During my internet-free week I did many other things including reading The Secrets of Happy Families, by Bruce Feiler. I chose it because it was one of the few physical books in my (largely electronic) pile. (My week was both internet and screen free, save for a few consultations with my phone for GPS, calls, and, I will confess, a total of four texts.) It was good fortune, and in hindsight obvious, that this was an excellent choice for a week with my family in a secluded cabin in Maine.
Feiler read scores of self-help books and talked to as many experts and compressed and consolidated their advice and ideas into one book so you don’t have to. He covers a wide range of topics, from money to reunions, from sex to conflict, drawing on diverse sources like corporate management approaches and military lessons in unit cohesion. The unifying theme is identifying potential strategies to help families be happier. Even if not all the ideas are sound or feasible for your family — there are so many nobody could implement them all anyway — it’s a worthy goal and they serve as good jumping off points to develop approaches tailored to you and yours.
I thought it got better as I read deeper. I was also in the perfect mental space for it. In short, I recommend it.
Happy Families is also evidence based. Below is just a sample to illustrate the style. It’s also one of my favorite passages. Apparently, meetings at Google must include two women: the law of two women. Feiler explains why.
In 2010, a group of researchers from Carnegie Mellon, MIT, and Union College published a study in Science called “Evidence for a Collective Intelligence Factor in the Performance of Human Groups.” The scientists scrupulously analyzed 699 people, working in groups of two or five, and tried to determine whether “collective intelligence” exists, and if so, what causes it. After finding that the groups did make better decisions than the individuals, the researchers moved on to the second question, and their results surprised even themselves.

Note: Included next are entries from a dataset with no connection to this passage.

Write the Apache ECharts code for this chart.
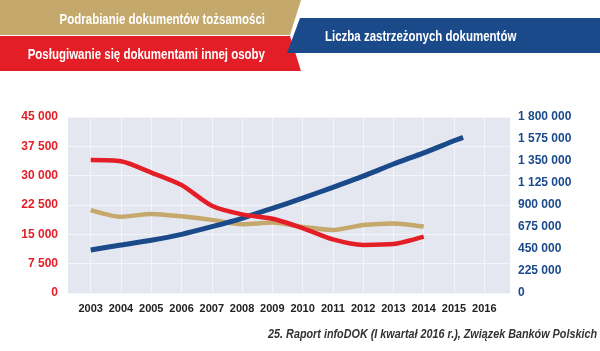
<!DOCTYPE html>
<html>
<head>
<meta charset="utf-8">
<script src="https://cdn.jsdelivr.net/npm/echarts@6/dist/echarts.min.js"></script>
<style>
html,body{margin:0;padding:0;background:#fff;}
#chart{width:600px;height:351px;}
</style>
</head>
<body>
<div id="chart"></div>
<script>
// ---- data ----
var yearTicks = [2003, 2004, 2005, 2006, 2007, 2008, 2009, 2010, 2011, 2012, 2013, 2014, 2015, 2016];
var yearsShort = [2003, 2004, 2005, 2006, 2007, 2008, 2009, 2010, 2011, 2012, 2013, 2014];
var podrabianie = [21200, 19500, 20200, 19600, 18700, 17600, 18000, 16900, 16100, 17400, 17800, 17000];
var poslugiwanie = [34000, 33700, 30800, 27600, 22300, 20100, 19000, 16600, 13700, 12300, 12500, 14400];
var yearsLong = [2003, 2004, 2005, 2006, 2007, 2008, 2009, 2010, 2011, 2012, 2013, 2014, 2015, 2015.3];
var zastrzezone = [440000, 490000, 540000, 600000, 678000, 764000, 866000, 970000, 1081000, 1195000, 1319000, 1433000, 1557000, 1592000];
var leftTicks = [0, 7500, 15000, 22500, 30000, 37500, 45000];
var rightTicks = [0, 225000, 450000, 675000, 900000, 1125000, 1350000, 1575000, 1800000];
var labelPodrabianie = 'Podrabianie dokumentów tożsamości';
var labelPoslugiwanie = 'Posługiwanie się dokumentami innej osoby';
var labelZastrzezone = 'Liczba zastrzeżonych dokumentów';
var sourceText = '25. Raport infoDOK (I kwartał 2016 r.), Związek Banków Polskich';

var GOLD = '#c5a86c', RED = '#e31e26', BLUE = '#1b4a8b';
var FONT = '"Liberation Sans", Arial, sans-serif';

function fmt(v) {
  return String(v).replace(/\B(?=(\d{3})+(?!\d))/g, ' ');
}
function pairs(xs, ys) { return xs.map(function (x, i) { return [x, ys[i]]; }); }

var chart = echarts.init(document.getElementById('chart'), null, {renderer: 'canvas'});
chart.setOption({
  animation: false,
  backgroundColor: '#ffffff',
  grid: {
    left: 68, right: 90, top: 117, bottom: 58,
    show: true, backgroundColor: '#e4e7f0', borderWidth: 0,
    containLabel: false
  },
  xAxis: {
    type: 'value', min: 2002.25, max: 2016.85,
    axisLine: {show: false}, axisTick: {show: false, customValues: yearTicks},
    splitLine: {show: true, lineStyle: {color: '#f4f5fa', width: 1}},
    axisLabel: {
      customValues: yearTicks, margin: 10, showMinLabel: true, showMaxLabel: true, hideOverlap: false,
      color: '#222', fontFamily: FONT, fontWeight: 'bold', fontSize: 11,
      formatter: function (v) { return String(Math.round(v)); }
    }
  },
  yAxis: [{
    type: 'value', min: 0, max: 45000, interval: 7500, position: 'left',
    axisLine: {show: false}, axisTick: {show: false},
    splitLine: {show: true, lineStyle: {color: '#f4f5fa', width: 1}},
    axisLabel: {color: RED, fontFamily: FONT, fontWeight: 'bold', fontSize: 12, margin: 10,
      formatter: function (v) { return fmt(v); }}
  }, {
    type: 'value', min: 0, max: 1800000, interval: 225000, position: 'right',
    axisLine: {show: false}, axisTick: {show: false}, splitLine: {show: false},
    axisLabel: {color: BLUE, fontFamily: FONT, fontWeight: 'bold', fontSize: 12, margin: 8,
      formatter: function (v) { return fmt(v); }}
  }],
  series: [{
    name: labelPodrabianie, type: 'line', yAxisIndex: 0, smooth: 0.25,
    showSymbol: false, symbol: 'none',
    lineStyle: {color: GOLD, width: 4.5},
    data: pairs(yearsShort, podrabianie)
  }, {
    name: labelZastrzezone, type: 'line', yAxisIndex: 1, smooth: 0.25,
    showSymbol: false, symbol: 'none',
    lineStyle: {color: BLUE, width: 5},
    data: pairs(yearsLong, zastrzezone)
  }, {
    name: labelPoslugiwanie, type: 'line', yAxisIndex: 0, smooth: 0.25,
    showSymbol: false, symbol: 'none',
    lineStyle: {color: RED, width: 4.5},
    data: pairs(yearsShort, poslugiwanie)
  }],
  graphic: [
    {type: 'polygon', shape: {points: [[0, 0], [301, 0], [290, 35], [0, 35]]}, style: {fill: GOLD}, z: 1},
    {type: 'polygon', shape: {points: [[0, 36], [290, 36], [301, 71], [0, 71]]}, style: {fill: RED}, z: 1},
    {type: 'polygon', shape: {points: [[300, 18], [600, 18], [600, 53], [287, 53]]}, style: {fill: BLUE}, z: 2},
    {type: 'text', x: 265, y: 20, scaleX: 0.82, z: 3,
      style: {text: labelPodrabianie, fill: '#fff', font: 'bold 14px ' + FONT, textAlign: 'right', textVerticalAlign: 'middle'}},
    {type: 'text', x: 265, y: 55, scaleX: 0.82, z: 3,
      style: {text: labelPoslugiwanie, fill: '#fff', font: 'bold 14px ' + FONT, textAlign: 'right', textVerticalAlign: 'middle'}},
    {type: 'text', x: 325, y: 37, scaleX: 0.82, z: 3,
      style: {text: labelZastrzezone, fill: '#fff', font: 'bold 14px ' + FONT, textAlign: 'left', textVerticalAlign: 'middle'}},
    {type: 'text', x: 597, y: 335, scaleX: 0.9, z: 3,
      style: {text: sourceText, fill: '#333', font: 'italic bold 12px ' + FONT, textAlign: 'right', textVerticalAlign: 'middle'}}
  ]
});
</script>
</body>
</html>
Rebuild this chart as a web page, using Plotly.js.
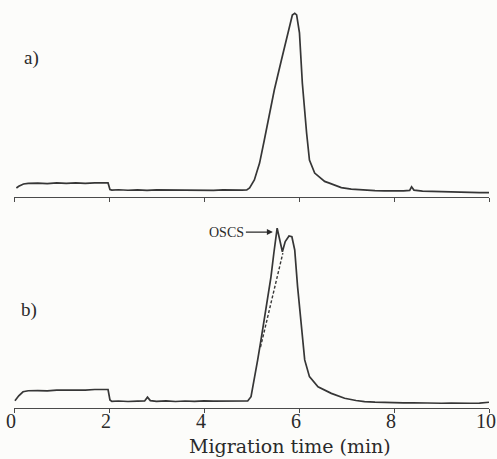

Two factors mattered most, they found. First, groups in which a few people dominated discussions were much less effective than groups where everyone spoke up. Second, groups that had a higher proportion of females were more effective. These groups were more sensitive to input from everyone, more capable of reaching compromise, and more efficient at making decisions.
These researchers are not alone. A growing body of evidence from an eclectic cross section of disciplines has shown that having more women on teams makes the teams work better. In 2006, researchers at Wellesley conducted extensive research on women on the boards of Fortune 1000 companies. Their report, entitled “Critical Mass on Corporate Boards: Why Three or More Women Enhance Governance,” found that a lone woman on a board can make a substantial contribution, but two are better than one. Reaching the threshold of three, meanwhile, makes it more likely the women are heard. Why? As lead researcher Sumur Erkut summed up the findings, “Women bring a collaborative leadership style that benefits boardroom dynamics by increasing listening, social support and win-win problem solving.”
Similar results have been shown in the legal profession among judges. A study out of the University of California, Berkeley, found that the presence of at least one woman on a three-member panel of federal judges breaks the polarizing instinct of the men and makes the body more deliberative; when two women are seated on the panel, the effect was even greater.
These studies [] are consistent with a large body of research in recent decades that shows women are wired to be more cooperative, more sensitive to other people’s emotions, and more interested in building consensus. […] If you’re making a complex decision, the more women you have in the conversation, the easier time you’ll likely have in reaching a final decision that makes everyone happy. [Hyperlinks added.]